The series finally reaches a point of such industrially blended slushiness that a sequel to Mega Man is like a sequel to Tetris.

Each is similar enough that it's really just a new version of the same game, but different enough for people to have preferences. Similar enough that anyone other than a serious fan could not tell apart screenshots from one game to screenshots of another. Similar enough that at this point, I'm having to get out a journal and make handwritten notes in front of the television, because any meaningful differences I want to address are so small that I'm concerned I'll forget them by the time I walk to my keyboard.

Art and music are more stellar than ever before, with plenty of the space on the cartridge being used for cutscene graphics, or character sprites that serve no gameplay purpose (Kalinka, Proto Man, and really Cossack himself). Eddie exists. Why don't they just put a power-up on the floor in the rooms where Eddie shows up? Because they liked the idea of a friendly little robot. Though, ironically most Mega Man enemies already have wide bright eyes, so he looks about as hostile as anything else until you realize you can't damage him.

I'll admit I haven't gone through any kind of serious frame by frame analysis, but most of the menus and GUI elements seem a bit more sluggish; this is the first Mega Man game where pausing to switch weapons brings up a menu that covers the entire screen and obscures all game environments and action. It feels like it takes a Robot Master's health bar just a little too long to fill up before the fight starts. It feels like it takes a little longer for the screen to scroll. There's an auto-scroll level.

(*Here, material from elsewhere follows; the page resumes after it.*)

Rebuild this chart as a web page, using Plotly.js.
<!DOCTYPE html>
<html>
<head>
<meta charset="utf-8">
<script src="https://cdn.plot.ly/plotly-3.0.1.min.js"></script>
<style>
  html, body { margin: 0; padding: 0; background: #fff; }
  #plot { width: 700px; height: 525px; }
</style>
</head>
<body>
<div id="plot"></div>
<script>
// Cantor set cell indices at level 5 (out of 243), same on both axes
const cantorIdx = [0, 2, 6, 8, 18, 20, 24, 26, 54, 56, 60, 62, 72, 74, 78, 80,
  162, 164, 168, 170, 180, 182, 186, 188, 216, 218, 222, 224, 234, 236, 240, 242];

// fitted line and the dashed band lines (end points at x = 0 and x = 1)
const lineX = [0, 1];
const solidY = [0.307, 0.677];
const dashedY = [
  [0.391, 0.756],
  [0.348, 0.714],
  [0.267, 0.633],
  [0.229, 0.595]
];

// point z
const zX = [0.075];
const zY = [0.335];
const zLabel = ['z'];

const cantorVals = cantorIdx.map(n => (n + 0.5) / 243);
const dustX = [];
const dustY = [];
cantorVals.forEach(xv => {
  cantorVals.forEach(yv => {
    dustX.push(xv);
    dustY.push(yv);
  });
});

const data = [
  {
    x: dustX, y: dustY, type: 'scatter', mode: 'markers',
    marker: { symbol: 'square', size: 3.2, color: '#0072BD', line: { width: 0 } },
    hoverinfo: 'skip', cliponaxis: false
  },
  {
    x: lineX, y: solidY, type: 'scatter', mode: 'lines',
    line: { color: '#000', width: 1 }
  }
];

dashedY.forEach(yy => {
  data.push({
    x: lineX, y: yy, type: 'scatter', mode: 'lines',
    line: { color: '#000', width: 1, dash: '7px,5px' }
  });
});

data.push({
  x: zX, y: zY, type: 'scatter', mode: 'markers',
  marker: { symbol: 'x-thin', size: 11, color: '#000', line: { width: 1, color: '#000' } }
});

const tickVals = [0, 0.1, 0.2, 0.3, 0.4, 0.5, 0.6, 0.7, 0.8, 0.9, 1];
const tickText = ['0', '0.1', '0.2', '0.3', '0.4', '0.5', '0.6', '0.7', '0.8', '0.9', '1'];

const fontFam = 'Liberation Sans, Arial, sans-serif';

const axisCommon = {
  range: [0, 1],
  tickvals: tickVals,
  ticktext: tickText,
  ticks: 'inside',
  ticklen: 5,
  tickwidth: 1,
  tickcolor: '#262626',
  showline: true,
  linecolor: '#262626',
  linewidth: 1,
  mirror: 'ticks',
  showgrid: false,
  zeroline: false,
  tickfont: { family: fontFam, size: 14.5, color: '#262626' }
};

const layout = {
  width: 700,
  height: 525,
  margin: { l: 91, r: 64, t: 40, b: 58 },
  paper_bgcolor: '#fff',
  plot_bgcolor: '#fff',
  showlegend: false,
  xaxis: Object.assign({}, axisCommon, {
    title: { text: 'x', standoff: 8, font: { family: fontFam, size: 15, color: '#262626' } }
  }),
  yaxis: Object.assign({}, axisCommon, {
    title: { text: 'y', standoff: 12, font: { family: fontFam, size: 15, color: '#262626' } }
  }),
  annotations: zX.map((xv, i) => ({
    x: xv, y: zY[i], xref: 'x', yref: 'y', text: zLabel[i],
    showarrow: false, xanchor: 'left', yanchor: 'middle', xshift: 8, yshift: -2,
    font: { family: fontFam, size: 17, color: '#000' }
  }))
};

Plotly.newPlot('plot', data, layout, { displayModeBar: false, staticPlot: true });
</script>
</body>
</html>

The Rush abilities are the same as they were in Mega Man 3. I literally never used Rush Marine. There was only one section in the fortress stages where I even considered it, and I opted not to.

When a platform moves or materializes it displaces Mega Man vertically upward rather than horizontally as in previous games. This makes the disappearing block sections a good bit more forgiving than in previous titles, but there are other platforms where collision can feel a bit janky.

Halfway through the first fight with Dr. Wily, the skull on the front of his floating cannon falls off, and he grows a second health bar; this was the absolute peak of the game's difficulty. This was the only boss fight where I used an E-tank, and it probably accounted for 90% of the time that I spent using the Legacy Collection's rewind feature.

It made me realize more than ever before just how miserable playing Mega Man without any kind of cheat, accessibility feature, or specialized controller really is. Even before rewinding, emulators had save states, the PS2 releases added in the turbo firing that many players once bought a third party NES controller for. Playing an original cartridge exclusively on the hardware that it was intended for is not only more difficult, no doubt inspiring in most players either irritation or apathetic discouragement, it is also less interesting.

The charge attack is not, on its own, an interesting addition, especially not in this particular entry. Attempting to use it adds another rhythm to the fight, on top of the movement, attack patterns, and post-damage invulnerability frames on the boss, but it is the least important of these rhythms. It doesn't deal enough damage (to bosses or regular enemies) to be of frequent use, not to mention that the player will likely spend most bosses wielding other weapons anyway. As a counterpart to an extreme rapid fire of an aftermarket turbo feature, it at least gives Mega Man's default arsenal some much needed variety.

Similarly the rewind feature allows greater appreciation for boss design. Seeing a boss do something, waiting through the death animation after it kills you, walking back into the arena, watching the bosses health bar fill up again. It's not long, but it's long enough. Respawning is a multistep process that takes enough of the player's time that they probably aren't even really thinking about what just killed them anymore, or why. A deeper understanding of bosses' patterns used to be reserved for super fans, walkthrough writers, and speedrunners. With the rewind feature, you can see a boss do something, die, rewind a few seconds. At this point you may be able to simply dodge what you think you know the boss will do, but likely they won't do the same thing at all. The removal of consequence and the lack of temporal detachment allows any player to experiment with how their own actions might influence the bosses' behavior.

But none of this really has to do with Mega Man 4 specifically, it's applicable to plenty of these games. Mega Man 4 is only the game that made me realize them.

What Mega Man 4 itself brings to the table is mostly a more lavish reproduction of its predecessor. Its luxurious introductory cutscene serves mostly to retell the Mega Man story, which thus far was only present in the Japanese manual. I found myself occasionally just standing still, appreciating the visuals: the palette cycling fire and mechanic rot of Dust Man's stage, the light show of the endgame teleport chamber. The Robot Master designs in this game are incredibly refined, either in much greater bodily complexity than the plain humanoids of previous games, or simply in the precise placements of each of their pixels managing to create greater illusions of space, depth, and motion. Mega Man himself, originally drawn up by a game designer rather than an illustrator, almost appears out of place.

In short, Mega Man 4 is consistently more impressive, but rarely more satisfying, than the previous games.